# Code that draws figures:
--------
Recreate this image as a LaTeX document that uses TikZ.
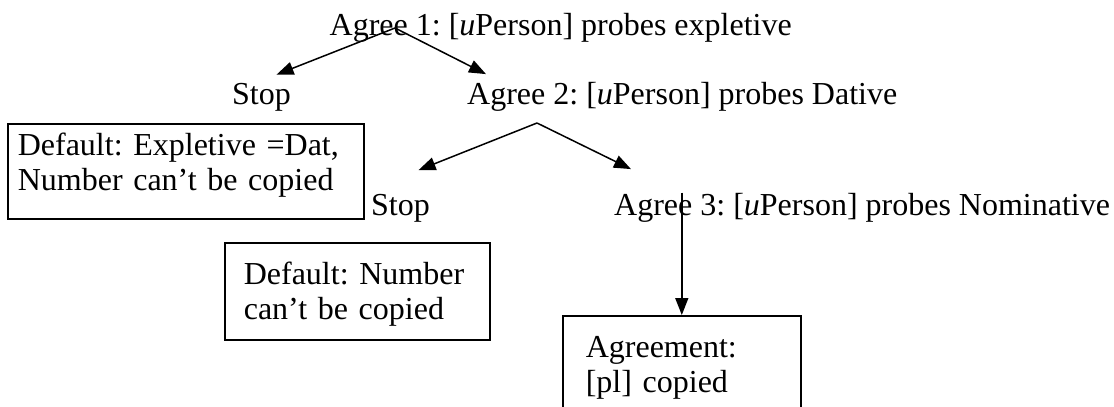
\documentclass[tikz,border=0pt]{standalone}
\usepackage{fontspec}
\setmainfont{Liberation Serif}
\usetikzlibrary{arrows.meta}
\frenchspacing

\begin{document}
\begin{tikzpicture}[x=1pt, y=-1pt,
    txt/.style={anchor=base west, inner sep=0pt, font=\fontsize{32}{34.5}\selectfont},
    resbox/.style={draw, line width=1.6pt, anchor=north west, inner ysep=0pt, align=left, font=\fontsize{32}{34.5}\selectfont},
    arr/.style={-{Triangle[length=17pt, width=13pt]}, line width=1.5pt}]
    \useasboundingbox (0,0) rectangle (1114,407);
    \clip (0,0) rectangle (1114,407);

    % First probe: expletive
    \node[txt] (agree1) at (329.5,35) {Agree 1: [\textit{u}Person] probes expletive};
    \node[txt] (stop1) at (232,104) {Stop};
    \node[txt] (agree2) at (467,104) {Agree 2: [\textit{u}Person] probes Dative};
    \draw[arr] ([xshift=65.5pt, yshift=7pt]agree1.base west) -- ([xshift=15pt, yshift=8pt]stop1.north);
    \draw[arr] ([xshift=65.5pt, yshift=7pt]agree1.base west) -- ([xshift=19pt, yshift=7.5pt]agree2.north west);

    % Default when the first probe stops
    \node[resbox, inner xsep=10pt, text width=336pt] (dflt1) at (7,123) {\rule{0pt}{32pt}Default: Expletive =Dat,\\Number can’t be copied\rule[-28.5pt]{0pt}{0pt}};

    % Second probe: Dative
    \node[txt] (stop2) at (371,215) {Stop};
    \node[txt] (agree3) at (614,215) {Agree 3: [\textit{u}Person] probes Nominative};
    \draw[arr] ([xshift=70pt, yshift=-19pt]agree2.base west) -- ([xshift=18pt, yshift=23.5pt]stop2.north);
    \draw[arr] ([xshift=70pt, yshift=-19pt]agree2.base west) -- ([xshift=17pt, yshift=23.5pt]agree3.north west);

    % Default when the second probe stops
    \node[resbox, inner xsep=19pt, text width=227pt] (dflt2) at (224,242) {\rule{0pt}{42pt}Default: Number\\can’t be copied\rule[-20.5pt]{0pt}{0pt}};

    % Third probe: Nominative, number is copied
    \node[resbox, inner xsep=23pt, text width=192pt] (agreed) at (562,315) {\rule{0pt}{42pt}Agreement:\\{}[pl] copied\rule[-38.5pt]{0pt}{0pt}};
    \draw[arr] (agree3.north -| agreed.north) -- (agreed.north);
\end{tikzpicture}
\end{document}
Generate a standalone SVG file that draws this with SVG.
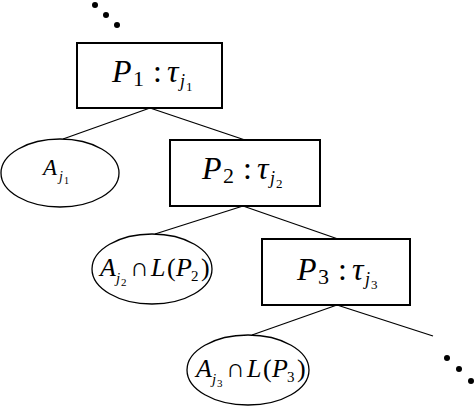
--------
# What this task involves:
Every record gets retyped exactly; no picture goes into the copy.

# Answer to this exercise:
Recreate this image as a LaTeX document that uses TikZ.
\documentclass[tikz,border=0pt]{standalone}
\usepackage{fontspec}
\setmainfont{Liberation Serif}
\usetikzlibrary{arrows.meta}
\frenchspacing

\begin{document}
\begin{tikzpicture}[x=1pt, y=-1pt,
    txt/.style={anchor=base west, inner sep=0pt, font=\fontsize{32}{34.5}\selectfont},
    resbox/.style={draw, line width=1.6pt, anchor=north west, inner ysep=0pt, align=left, font=\fontsize{32}{34.5}\selectfont},
    arr/.style={-{Triangle[length=17pt, width=13pt]}, line width=1.5pt}]
    \useasboundingbox (0,0) rectangle (1114,407);
    \clip (0,0) rectangle (1114,407);

    % First probe: expletive
    \node[txt] (agree1) at (329.5,35) {Agree 1: [\textit{u}Person] probes expletive};
    \node[txt] (stop1) at (232,104) {Stop};
    \node[txt] (agree2) at (467,104) {Agree 2: [\textit{u}Person] probes Dative};
    \draw[arr] ([xshift=65.5pt, yshift=7pt]agree1.base west) -- ([xshift=15pt, yshift=8pt]stop1.north);
    \draw[arr] ([xshift=65.5pt, yshift=7pt]agree1.base west) -- ([xshift=19pt, yshift=7.5pt]agree2.north west);

    % Default when the first probe stops
    \node[resbox, inner xsep=10pt, text width=336pt] (dflt1) at (7,123) {\rule{0pt}{32pt}Default: Expletive =Dat,\\Number can’t be copied\rule[-28.5pt]{0pt}{0pt}};

    % Second probe: Dative
    \node[txt] (stop2) at (371,215) {Stop};
    \node[txt] (agree3) at (614,215) {Agree 3: [\textit{u}Person] probes Nominative};
    \draw[arr] ([xshift=70pt, yshift=-19pt]agree2.base west) -- ([xshift=18pt, yshift=23.5pt]stop2.north);
    \draw[arr] ([xshift=70pt, yshift=-19pt]agree2.base west) -- ([xshift=17pt, yshift=23.5pt]agree3.north west);

    % Default when the second probe stops
    \node[resbox, inner xsep=19pt, text width=227pt] (dflt2) at (224,242) {\rule{0pt}{42pt}Default: Number\\can’t be copied\rule[-20.5pt]{0pt}{0pt}};

    % Third probe: Nominative, number is copied
    \node[resbox, inner xsep=23pt, text width=192pt] (agreed) at (562,315) {\rule{0pt}{42pt}Agreement:\\{}[pl] copied\rule[-38.5pt]{0pt}{0pt}};
    \draw[arr] (agree3.north -| agreed.north) -- (agreed.north);
\end{tikzpicture}
\end{document}
Generate a standalone SVG file that draws this with SVG.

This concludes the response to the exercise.